TNT’s environmental performance has also been recognised by the Dow Jones Corporate Sustainability Index (DJSI). In 2005, the firm entered the industrial transportation index as industry leaders, with an overall score of 75. In 2006 the score improved to 84 and in 2007 TNT topped the entire DJSI with a rating of 92 – which it repeated for a second consecutive year in 2008.
TNT has reported significant competitive advantage from the achievement of verifiable environmental performance. But certification also features prominently as a requirement in many tenders.
Griffiths adds: “Many customers are delighted that we have achieved certification because it blends with their commitment to reduce their environmental impact. As their carrier, we are an extension of their business. And the fact that we have ISO14001 certification helps them to achieve their own objectives.”
On 23 June, TNT Post launched the UK’s first carbon-neutral mailing service for business addressed mail. The new service will enable organisations to evaluate, reduce and offset the carbon emissions related to their mailings.
Nick Wells, chief executive of TNT Post, says: “The new service is the next step in
TNT Post’s commitment to becoming the lowest-emission mail company, through our Planet Me programme.
“At the core is an aim to help reduce carbon emissions and promote recycling – both in terms of mailing with recycled materials and influencing end customers to recycle mail items.
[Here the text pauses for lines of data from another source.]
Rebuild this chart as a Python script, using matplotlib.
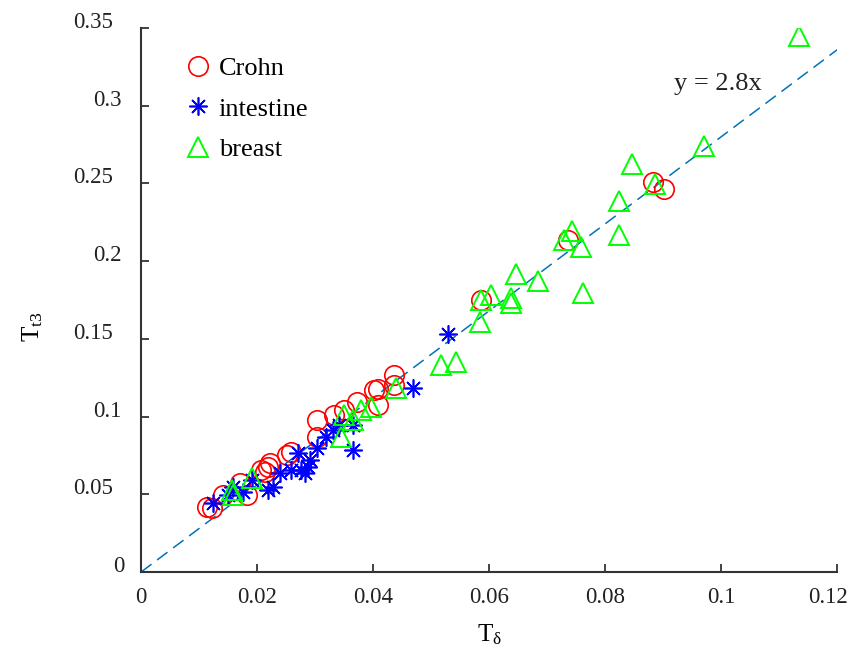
import numpy as np
import matplotlib
matplotlib.use("Agg")
import matplotlib.pyplot as plt
from matplotlib.ticker import FuncFormatter
from matplotlib.transforms import ScaledTranslation

plt.rcParams["font.family"] = ["Liberation Serif", "DejaVu Serif"]
plt.rcParams["mathtext.fontset"] = "custom"
plt.rcParams["mathtext.rm"] = "Liberation Serif"
plt.rcParams["mathtext.it"] = "Liberation Serif:italic"

# Crohn
crohn_x = [0.0114, 0.0123, 0.0142, 0.0171, 0.0183, 0.0206, 0.0218, 0.0223, 0.0213,
           0.0252, 0.0258, 0.0304, 0.0304, 0.0332, 0.0349, 0.0373, 0.0408, 0.0401,
           0.0408, 0.0436, 0.0436, 0.0586, 0.0736, 0.0882, 0.0902]
crohn_y = [0.0419, 0.0412, 0.0496, 0.0573, 0.0496, 0.0657, 0.0677, 0.0702, 0.0644,
           0.0754, 0.0773, 0.0870, 0.0979, 0.1012, 0.1044, 0.1095, 0.1076, 0.1173,
           0.1179, 0.1269, 0.1205, 0.1753, 0.2133, 0.2506, 0.2461]

# intestine
intest_x = [0.0124, 0.0150, 0.0159, 0.0176, 0.0192, 0.0218, 0.0228, 0.0240, 0.0258,
            0.0270, 0.0275, 0.0283, 0.0287, 0.0292, 0.0304, 0.0318, 0.0330, 0.0341,
            0.0365, 0.0365, 0.0468, 0.0529]
intest_y = [0.0445, 0.0496, 0.0548, 0.0515, 0.0593, 0.0528, 0.0548, 0.0638, 0.0657,
            0.0767, 0.0657, 0.0638, 0.0677, 0.0722, 0.0799, 0.0870, 0.0915, 0.0947,
            0.0947, 0.0786, 0.1186, 0.1534]

# breast
breast_x = [0.0157, 0.0159, 0.0192, 0.0344, 0.0349, 0.0365, 0.0379, 0.0396, 0.0439,
            0.0517, 0.0543, 0.0584, 0.0586, 0.0603, 0.0638, 0.0638, 0.0647, 0.0685,
            0.0729, 0.0742, 0.0759, 0.0761, 0.0823, 0.0823, 0.0847, 0.0885, 0.0971,
            0.1134]
breast_y = [0.0528, 0.0496, 0.0606, 0.0870, 0.1012, 0.0979, 0.1044, 0.1063, 0.1186,
            0.1334, 0.1353, 0.1611, 0.1753, 0.1785, 0.1765, 0.1733, 0.1914, 0.1869,
            0.2139, 0.2191, 0.2088, 0.1798, 0.2165, 0.2384, 0.2622, 0.2494, 0.2738,
            0.3447]

slope = 2.8
xticks = [0, 0.02, 0.04, 0.06, 0.08, 0.1, 0.12]
yticks = [0, 0.05, 0.1, 0.15, 0.2, 0.25, 0.3, 0.35]

fig = plt.figure(figsize=(8.5, 6.5), dpi=100)
ax = fig.add_axes([0.166, 0.12, 0.819, 0.837])

fit_x = np.array([0, 0.12])
ax.plot(fit_x, slope * fit_x, "--", color="#0072BD", lw=1.1, dashes=(8.5, 4.6), zorder=1)

ax.plot(crohn_x, crohn_y, "o", mfc="none", mec="red", ms=14, mew=1.2, ls="none", label="Crohn")
ax.plot(intest_x, intest_y, marker=(8, 2, 0), color="blue", mec="blue", ms=13, mew=1.2,
        ls="none", label="intestine")
ax.plot(breast_x, breast_y, "^", mfc="none", mec="#00FF00", ms=15, mew=1.4, ls="none",
        label="breast")

ax.text(0.0918, 0.3138, "y = 2.8x", fontsize=19, va="center", ha="left", color="#222222")

ax.set_xlim(0, 0.12)
ax.set_ylim(0, 0.35)
ax.set_xticks(xticks)
ax.set_yticks(yticks)
fmt = FuncFormatter(lambda v, p: "%g" % round(v, 4))
ax.xaxis.set_major_formatter(fmt)
ax.yaxis.set_major_formatter(fmt)
ax.tick_params(direction="in", length=6, width=1.2, labelsize=16.5, colors="#222222")
ax.tick_params(axis="x", pad=11)
ax.tick_params(axis="y", pad=20)

# MATLAB-like placement of tick labels
for t, v in zip(ax.yaxis.get_major_ticks(), yticks):
    n = len("%g" % v)
    dx = {1: 11, 3: 8}.get(n, 0)
    t.label1.set_transform(t.label1.get_transform() +
                           ScaledTranslation(dx / 100, 8 / 100, fig.dpi_scale_trans))
last = ax.xaxis.get_major_ticks()[-1]
last.label1.set_transform(last.label1.get_transform() +
                          ScaledTranslation(-9 / 100, 0, fig.dpi_scale_trans))

for side in ["top", "right"]:
    ax.spines[side].set_visible(False)
for side in ["left", "bottom"]:
    ax.spines[side].set_linewidth(1.5)
    ax.spines[side].set_color("#333333")

ax.set_xlabel(r"$\mathrm{T}_{\mathrm{δ}}$", fontsize=18)
ax.xaxis.set_label_coords(0.5, -0.092)
ax.set_ylabel(r"$\mathrm{T}_{\mathrm{t3}}$", fontsize=18)
ax.yaxis.set_label_coords(-0.138, 0.45)

ax.legend(loc="upper left", bbox_to_anchor=(0.048, 0.967), frameon=False, fontsize=19,
          handlelength=1.0, handletextpad=0.27, labelspacing=0.65, borderaxespad=0)

fig.savefig("out.png", dpi=100)
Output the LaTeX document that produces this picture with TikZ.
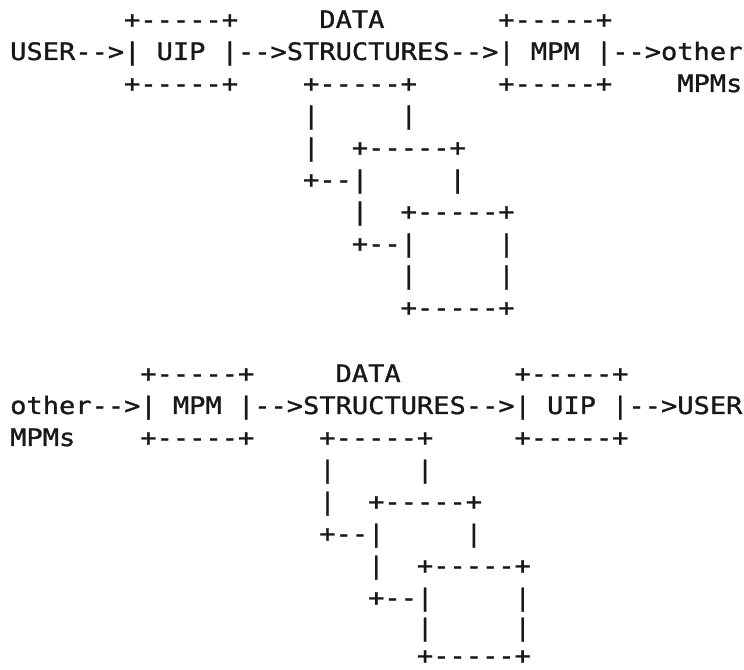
\documentclass[tikz,border=0pt]{standalone}
\usepackage{fontspec}
\usepackage{tikz}
\newfontfamily\ttyfont[FakeStretch=1.126,FakeBold=1.2]{DejaVu Sans Mono}
\definecolor{ink}{RGB}{24,24,24}

\begin{document}
\begin{tikzpicture}[>=latex,line join=bevel,
  tty/.style={anchor=base west,inner sep=0pt,text=ink,font=\ttyfont\fontsize{24.1}{32}\selectfont},]
\useasboundingbox (0bp,0bp) rectangle (744bp,670bp);
%% first half: USER -> UIP -> DATA STRUCTURES -> MPM -> other MPMs
\node (uip_a_top) at (123.89bp,642bp) [tty,draw=none] {+-----+};
  \node (ds_a_lbl) at (319.13bp,642bp) [tty,draw=none] {DATA};
  \node (mpm_a_top) at (498.1bp,642bp) [tty,draw=none] {+-----+};
  \node (user_a) at (10bp,610bp) [tty,draw=none] {USER-->};
  \node (uip_a) at (123.89bp,610bp) [tty,draw=none] {| UIP |};
  \node (ds_a) at (237.78bp,610bp) [tty,draw=none] {-->STRUCTURES-->};
  \node (mpm_a) at (498.1bp,610bp) [tty,draw=none] {| MPM |};
  \node (other_a) at (611.99bp,610bp) [tty,draw=none] {-->other};
  \node (uip_a_bot) at (123.89bp,578bp) [tty,draw=none] {+-----+};
  \node (stack_a_0) at (302.86bp,578bp) [tty,draw=none] {+-----+};
  \node (mpm_a_bot) at (498.1bp,578bp) [tty,draw=none] {+-----+};
  \node (mpms_a) at (677.07bp,578bp) [tty,draw=none] {MPMs};
  \node (stack_a_1) at (302.86bp,546bp) [tty,draw=none] {|};
  \node (stack_a_2) at (400.48bp,546bp) [tty,draw=none] {|};
  \node (stack_a_3) at (302.86bp,514bp) [tty,draw=none] {|};
  \node (stack_a_4) at (351.67bp,514bp) [tty,draw=none] {+-----+};
  \node (stack_a_5) at (302.86bp,482bp) [tty,draw=none] {+--|};
  \node (stack_a_6) at (449.29bp,482bp) [tty,draw=none] {|};
  \node (stack_a_7) at (351.67bp,450bp) [tty,draw=none] {|};
  \node (stack_a_8) at (400.48bp,450bp) [tty,draw=none] {+-----+};
  \node (stack_a_9) at (351.67bp,418bp) [tty,draw=none] {+--|};
  \node (stack_a_10) at (498.1bp,418bp) [tty,draw=none] {|};
  \node (stack_a_11) at (400.48bp,386bp) [tty,draw=none] {|};
  \node (stack_a_12) at (498.1bp,386bp) [tty,draw=none] {|};
  \node (stack_a_13) at (400.48bp,354bp) [tty,draw=none] {+-----+};
%% second half: other MPMs -> MPM -> DATA STRUCTURES -> UIP -> USER
\node (mpm_b_top) at (140.16bp,288bp) [tty,draw=none] {+-----+};
  \node (ds_b_lbl) at (335.4bp,288bp) [tty,draw=none] {DATA};
  \node (uip_b_top) at (514.37bp,288bp) [tty,draw=none] {+-----+};
  \node (other_b) at (10bp,256bp) [tty,draw=none] {other-->};
  \node (mpm_b) at (140.16bp,256bp) [tty,draw=none] {| MPM |};
  \node (ds_b) at (254.05bp,256bp) [tty,draw=none] {-->STRUCTURES-->};
  \node (uip_b) at (514.37bp,256bp) [tty,draw=none] {| UIP |};
  \node (user_b) at (628.26bp,256bp) [tty,draw=none] {-->USER};
  \node (mpms_b) at (10bp,224bp) [tty,draw=none] {MPMs};
  \node (mpm_b_bot) at (140.16bp,224bp) [tty,draw=none] {+-----+};
  \node (stack_b_0) at (319.13bp,224bp) [tty,draw=none] {+-----+};
  \node (uip_b_bot) at (514.37bp,224bp) [tty,draw=none] {+-----+};
  \node (stack_b_1) at (319.13bp,192bp) [tty,draw=none] {|};
  \node (stack_b_2) at (416.75bp,192bp) [tty,draw=none] {|};
  \node (stack_b_3) at (319.13bp,160bp) [tty,draw=none] {|};
  \node (stack_b_4) at (367.94bp,160bp) [tty,draw=none] {+-----+};
  \node (stack_b_5) at (319.13bp,128bp) [tty,draw=none] {+--|};
  \node (stack_b_6) at (465.56bp,128bp) [tty,draw=none] {|};
  \node (stack_b_7) at (367.94bp,96bp) [tty,draw=none] {|};
  \node (stack_b_8) at (416.75bp,96bp) [tty,draw=none] {+-----+};
  \node (stack_b_9) at (367.94bp,64bp) [tty,draw=none] {+--|};
  \node (stack_b_10) at (514.37bp,64bp) [tty,draw=none] {|};
  \node (stack_b_11) at (416.75bp,34bp) [tty,draw=none] {|};
  \node (stack_b_12) at (514.37bp,34bp) [tty,draw=none] {|};
  \node (stack_b_13) at (416.75bp,6bp) [tty,draw=none] {+-----+};
%
\end{tikzpicture}
\end{document}
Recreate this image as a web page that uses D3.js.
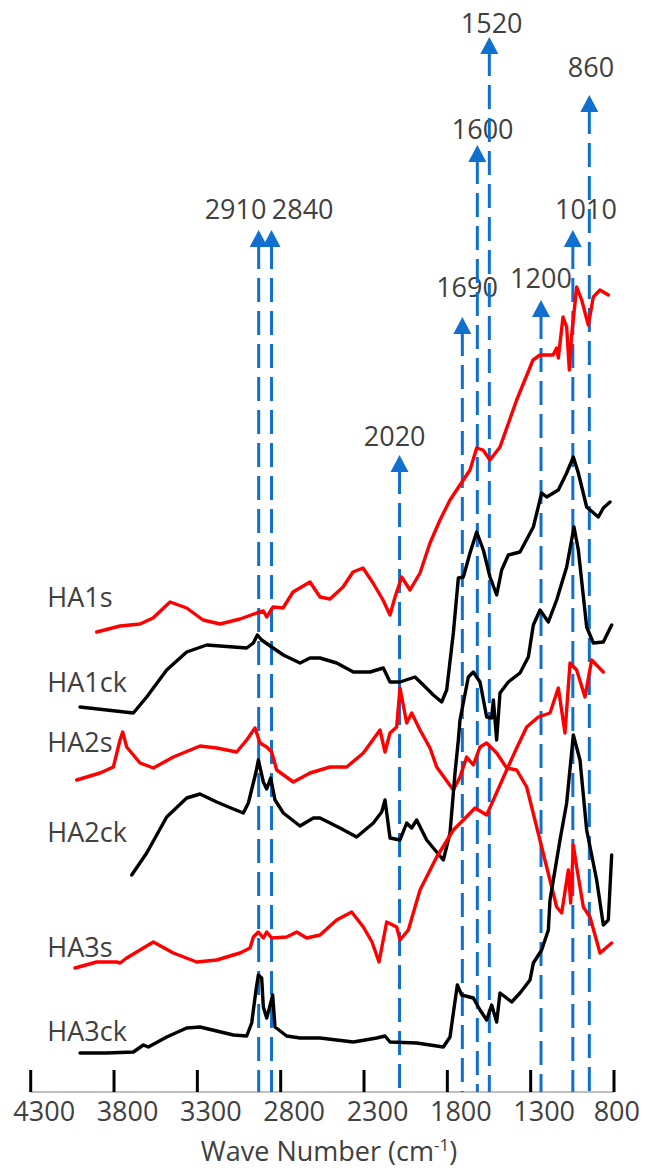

“We want to help organisations consider how their carbon footprints can be reduced. The removal of carbon emissions reduces the need to offset, which is ultimately better for the environment.”
In May this year, TNT launched the world’s largest fleet of zero-emission vehicles, enabling it to reduce its carbon footprint by 1.3Mkg of CO2 a year.
The new 100-strong fleet of battery-powered Newton-style delivery trucks will replace diesel equivalents over the next 18 months. The first tranche of 50 trucks will initially operate from TNT locations in London, Basildon, Birmingham, Bradford, Bristol, Byfleet, Cannock, Durham, Edinburgh, Enfield, Glasgow, Leeds, Leicester, Luton, Maidstone, Northampton, Oxford, Paisley, Preston and Wolverhampton.
In addition, TNT is piloting other Smith Electric battery-powered vans and trucks in the Netherlands, with a view to rolling them out across its wider European operations.
On average, it costs just £40-a-week to power a zero-emission vehicle as opposed to around £200 spent on diesel fuel. The electric vehicles are also exempt from the London congestion charge – around £1,750 a year – and do not incur road tax in the UK. It is a situation that TNT hopes others will follow.
Peter Bakker, TNT CEO, said: “We are living in times of great change and the launch of the fleet represents a critical component in what we are striving for – to make TNT the first zero-emissions express and mail company.
“Global warming is the biggest issue the world is now facing. As a transportation company, TNT contributes to this problem – which is why we are constantly looking for ways to reduce our carbon footprint. State-of-the-art electric vehicles are a great alternative to those that use fossil fuels, especially in urban areas.”